Aim
Could you print every record below exactly as it appears?

Input rows

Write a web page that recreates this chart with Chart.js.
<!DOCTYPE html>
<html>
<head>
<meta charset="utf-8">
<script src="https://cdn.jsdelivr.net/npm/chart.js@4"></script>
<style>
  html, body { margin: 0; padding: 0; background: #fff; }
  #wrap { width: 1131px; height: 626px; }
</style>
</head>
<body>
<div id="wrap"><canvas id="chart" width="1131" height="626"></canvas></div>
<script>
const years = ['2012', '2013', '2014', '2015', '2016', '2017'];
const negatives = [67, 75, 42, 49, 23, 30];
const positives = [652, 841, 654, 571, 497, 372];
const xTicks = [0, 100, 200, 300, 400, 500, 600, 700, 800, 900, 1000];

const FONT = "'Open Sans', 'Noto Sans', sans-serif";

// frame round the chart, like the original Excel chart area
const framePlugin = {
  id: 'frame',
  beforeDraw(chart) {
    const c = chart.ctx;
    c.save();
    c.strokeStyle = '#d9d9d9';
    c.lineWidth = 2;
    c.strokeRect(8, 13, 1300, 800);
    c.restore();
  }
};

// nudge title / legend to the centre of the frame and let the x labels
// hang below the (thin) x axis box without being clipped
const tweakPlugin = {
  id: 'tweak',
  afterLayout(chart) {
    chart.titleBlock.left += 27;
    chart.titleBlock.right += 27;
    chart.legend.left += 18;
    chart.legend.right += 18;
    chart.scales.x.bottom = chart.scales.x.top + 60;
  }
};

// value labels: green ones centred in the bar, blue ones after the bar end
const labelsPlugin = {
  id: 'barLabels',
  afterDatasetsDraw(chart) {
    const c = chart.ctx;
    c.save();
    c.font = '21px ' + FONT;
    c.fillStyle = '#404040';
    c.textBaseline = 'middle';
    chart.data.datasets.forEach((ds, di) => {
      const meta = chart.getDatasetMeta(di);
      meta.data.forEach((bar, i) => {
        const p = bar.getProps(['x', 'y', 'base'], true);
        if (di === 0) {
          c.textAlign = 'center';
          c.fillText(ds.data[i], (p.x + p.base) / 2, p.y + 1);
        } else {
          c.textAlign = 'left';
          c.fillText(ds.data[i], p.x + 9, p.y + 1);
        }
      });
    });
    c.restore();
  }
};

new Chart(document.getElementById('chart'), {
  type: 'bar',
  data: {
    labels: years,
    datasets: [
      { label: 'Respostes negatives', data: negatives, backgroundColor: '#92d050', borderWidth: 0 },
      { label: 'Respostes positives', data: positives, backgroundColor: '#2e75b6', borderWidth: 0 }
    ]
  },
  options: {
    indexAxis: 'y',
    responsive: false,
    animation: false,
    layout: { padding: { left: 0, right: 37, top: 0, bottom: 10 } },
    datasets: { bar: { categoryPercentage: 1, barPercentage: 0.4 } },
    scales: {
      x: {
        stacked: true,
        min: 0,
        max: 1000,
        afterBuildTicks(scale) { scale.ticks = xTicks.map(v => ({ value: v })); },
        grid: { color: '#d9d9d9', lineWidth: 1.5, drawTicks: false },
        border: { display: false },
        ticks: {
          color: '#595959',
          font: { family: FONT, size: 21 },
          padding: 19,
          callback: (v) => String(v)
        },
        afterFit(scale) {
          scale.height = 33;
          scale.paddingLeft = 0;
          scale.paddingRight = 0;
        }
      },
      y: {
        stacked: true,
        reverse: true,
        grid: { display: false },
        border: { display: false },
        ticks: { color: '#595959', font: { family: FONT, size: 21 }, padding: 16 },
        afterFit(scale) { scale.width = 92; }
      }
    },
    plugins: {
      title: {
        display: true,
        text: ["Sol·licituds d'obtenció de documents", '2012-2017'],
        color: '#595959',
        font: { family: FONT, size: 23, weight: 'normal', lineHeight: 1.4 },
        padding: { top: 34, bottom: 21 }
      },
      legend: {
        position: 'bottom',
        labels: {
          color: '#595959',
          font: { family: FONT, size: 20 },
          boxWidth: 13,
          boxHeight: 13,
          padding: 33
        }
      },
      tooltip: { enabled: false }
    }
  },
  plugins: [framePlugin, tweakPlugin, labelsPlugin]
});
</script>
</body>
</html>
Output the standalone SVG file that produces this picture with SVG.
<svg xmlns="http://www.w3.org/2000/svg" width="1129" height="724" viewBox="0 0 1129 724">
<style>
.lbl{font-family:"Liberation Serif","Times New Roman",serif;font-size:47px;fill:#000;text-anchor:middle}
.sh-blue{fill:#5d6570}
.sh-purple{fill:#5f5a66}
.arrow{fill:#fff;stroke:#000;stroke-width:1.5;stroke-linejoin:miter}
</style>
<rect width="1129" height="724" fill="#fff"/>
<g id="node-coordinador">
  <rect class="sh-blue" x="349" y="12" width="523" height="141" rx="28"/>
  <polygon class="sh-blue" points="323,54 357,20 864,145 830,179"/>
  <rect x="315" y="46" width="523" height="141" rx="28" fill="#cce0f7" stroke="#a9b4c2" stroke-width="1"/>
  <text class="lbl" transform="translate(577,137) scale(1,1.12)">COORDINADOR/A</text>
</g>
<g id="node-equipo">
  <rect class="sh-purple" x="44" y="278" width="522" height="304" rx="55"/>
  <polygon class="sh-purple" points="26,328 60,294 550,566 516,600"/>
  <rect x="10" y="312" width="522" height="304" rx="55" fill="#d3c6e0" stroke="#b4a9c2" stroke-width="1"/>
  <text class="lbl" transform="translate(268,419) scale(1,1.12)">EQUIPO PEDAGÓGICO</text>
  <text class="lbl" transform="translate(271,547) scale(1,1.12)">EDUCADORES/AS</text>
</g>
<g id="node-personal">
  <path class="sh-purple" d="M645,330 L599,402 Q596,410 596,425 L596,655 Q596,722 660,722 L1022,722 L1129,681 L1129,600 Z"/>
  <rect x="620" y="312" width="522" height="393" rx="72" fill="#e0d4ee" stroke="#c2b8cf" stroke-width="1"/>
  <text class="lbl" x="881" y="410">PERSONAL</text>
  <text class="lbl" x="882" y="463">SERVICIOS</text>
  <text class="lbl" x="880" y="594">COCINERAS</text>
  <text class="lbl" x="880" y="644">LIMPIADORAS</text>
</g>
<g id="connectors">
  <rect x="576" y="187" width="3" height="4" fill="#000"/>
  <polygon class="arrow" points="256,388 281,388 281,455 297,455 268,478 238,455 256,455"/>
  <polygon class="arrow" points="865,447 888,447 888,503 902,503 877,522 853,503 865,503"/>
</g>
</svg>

The solution
Write a web page that recreates this chart with Chart.js.
<!DOCTYPE html>
<html>
<head>
<meta charset="utf-8">
<script src="https://cdn.jsdelivr.net/npm/chart.js@4"></script>
<style>
  html, body { margin: 0; padding: 0; background: #fff; }
  #wrap { width: 1131px; height: 626px; }
</style>
</head>
<body>
<div id="wrap"><canvas id="chart" width="1131" height="626"></canvas></div>
<script>
const years = ['2012', '2013', '2014', '2015', '2016', '2017'];
const negatives = [67, 75, 42, 49, 23, 30];
const positives = [652, 841, 654, 571, 497, 372];
const xTicks = [0, 100, 200, 300, 400, 500, 600, 700, 800, 900, 1000];

const FONT = "'Open Sans', 'Noto Sans', sans-serif";

// frame round the chart, like the original Excel chart area
const framePlugin = {
  id: 'frame',
  beforeDraw(chart) {
    const c = chart.ctx;
    c.save();
    c.strokeStyle = '#d9d9d9';
    c.lineWidth = 2;
    c.strokeRect(8, 13, 1300, 800);
    c.restore();
  }
};

// nudge title / legend to the centre of the frame and let the x labels
// hang below the (thin) x axis box without being clipped
const tweakPlugin = {
  id: 'tweak',
  afterLayout(chart) {
    chart.titleBlock.left += 27;
    chart.titleBlock.right += 27;
    chart.legend.left += 18;
    chart.legend.right += 18;
    chart.scales.x.bottom = chart.scales.x.top + 60;
  }
};

// value labels: green ones centred in the bar, blue ones after the bar end
const labelsPlugin = {
  id: 'barLabels',
  afterDatasetsDraw(chart) {
    const c = chart.ctx;
    c.save();
    c.font = '21px ' + FONT;
    c.fillStyle = '#404040';
    c.textBaseline = 'middle';
    chart.data.datasets.forEach((ds, di) => {
      const meta = chart.getDatasetMeta(di);
      meta.data.forEach((bar, i) => {
        const p = bar.getProps(['x', 'y', 'base'], true);
        if (di === 0) {
          c.textAlign = 'center';
          c.fillText(ds.data[i], (p.x + p.base) / 2, p.y + 1);
        } else {
          c.textAlign = 'left';
          c.fillText(ds.data[i], p.x + 9, p.y + 1);
        }
      });
    });
    c.restore();
  }
};

new Chart(document.getElementById('chart'), {
  type: 'bar',
  data: {
    labels: years,
    datasets: [
      { label: 'Respostes negatives', data: negatives, backgroundColor: '#92d050', borderWidth: 0 },
      { label: 'Respostes positives', data: positives, backgroundColor: '#2e75b6', borderWidth: 0 }
    ]
  },
  options: {
    indexAxis: 'y',
    responsive: false,
    animation: false,
    layout: { padding: { left: 0, right: 37, top: 0, bottom: 10 } },
    datasets: { bar: { categoryPercentage: 1, barPercentage: 0.4 } },
    scales: {
      x: {
        stacked: true,
        min: 0,
        max: 1000,
        afterBuildTicks(scale) { scale.ticks = xTicks.map(v => ({ value: v })); },
        grid: { color: '#d9d9d9', lineWidth: 1.5, drawTicks: false },
        border: { display: false },
        ticks: {
          color: '#595959',
          font: { family: FONT, size: 21 },
          padding: 19,
          callback: (v) => String(v)
        },
        afterFit(scale) {
          scale.height = 33;
          scale.paddingLeft = 0;
          scale.paddingRight = 0;
        }
      },
      y: {
        stacked: true,
        reverse: true,
        grid: { display: false },
        border: { display: false },
        ticks: { color: '#595959', font: { family: FONT, size: 21 }, padding: 16 },
        afterFit(scale) { scale.width = 92; }
      }
    },
    plugins: {
      title: {
        display: true,
        text: ["Sol·licituds d'obtenció de documents", '2012-2017'],
        color: '#595959',
        font: { family: FONT, size: 23, weight: 'normal', lineHeight: 1.4 },
        padding: { top: 34, bottom: 21 }
      },
      legend: {
        position: 'bottom',
        labels: {
          color: '#595959',
          font: { family: FONT, size: 20 },
          boxWidth: 13,
          boxHeight: 13,
          padding: 33
        }
      },
      tooltip: { enabled: false }
    }
  },
  plugins: [framePlugin, tweakPlugin, labelsPlugin]
});
</script>
</body>
</html>
Output the standalone SVG file that produces this picture with SVG.
<svg xmlns="http://www.w3.org/2000/svg" width="1129" height="724" viewBox="0 0 1129 724">
<style>
.lbl{font-family:"Liberation Serif","Times New Roman",serif;font-size:47px;fill:#000;text-anchor:middle}
.sh-blue{fill:#5d6570}
.sh-purple{fill:#5f5a66}
.arrow{fill:#fff;stroke:#000;stroke-width:1.5;stroke-linejoin:miter}
</style>
<rect width="1129" height="724" fill="#fff"/>
<g id="node-coordinador">
  <rect class="sh-blue" x="349" y="12" width="523" height="141" rx="28"/>
  <polygon class="sh-blue" points="323,54 357,20 864,145 830,179"/>
  <rect x="315" y="46" width="523" height="141" rx="28" fill="#cce0f7" stroke="#a9b4c2" stroke-width="1"/>
  <text class="lbl" transform="translate(577,137) scale(1,1.12)">COORDINADOR/A</text>
</g>
<g id="node-equipo">
  <rect class="sh-purple" x="44" y="278" width="522" height="304" rx="55"/>
  <polygon class="sh-purple" points="26,328 60,294 550,566 516,600"/>
  <rect x="10" y="312" width="522" height="304" rx="55" fill="#d3c6e0" stroke="#b4a9c2" stroke-width="1"/>
  <text class="lbl" transform="translate(268,419) scale(1,1.12)">EQUIPO PEDAGÓGICO</text>
  <text class="lbl" transform="translate(271,547) scale(1,1.12)">EDUCADORES/AS</text>
</g>
<g id="node-personal">
  <path class="sh-purple" d="M645,330 L599,402 Q596,410 596,425 L596,655 Q596,722 660,722 L1022,722 L1129,681 L1129,600 Z"/>
  <rect x="620" y="312" width="522" height="393" rx="72" fill="#e0d4ee" stroke="#c2b8cf" stroke-width="1"/>
  <text class="lbl" x="881" y="410">PERSONAL</text>
  <text class="lbl" x="882" y="463">SERVICIOS</text>
  <text class="lbl" x="880" y="594">COCINERAS</text>
  <text class="lbl" x="880" y="644">LIMPIADORAS</text>
</g>
<g id="connectors">
  <rect x="576" y="187" width="3" height="4" fill="#000"/>
  <polygon class="arrow" points="256,388 281,388 281,455 297,455 268,478 238,455 256,455"/>
  <polygon class="arrow" points="865,447 888,447 888,503 902,503 877,522 853,503 865,503"/>
</g>
</svg>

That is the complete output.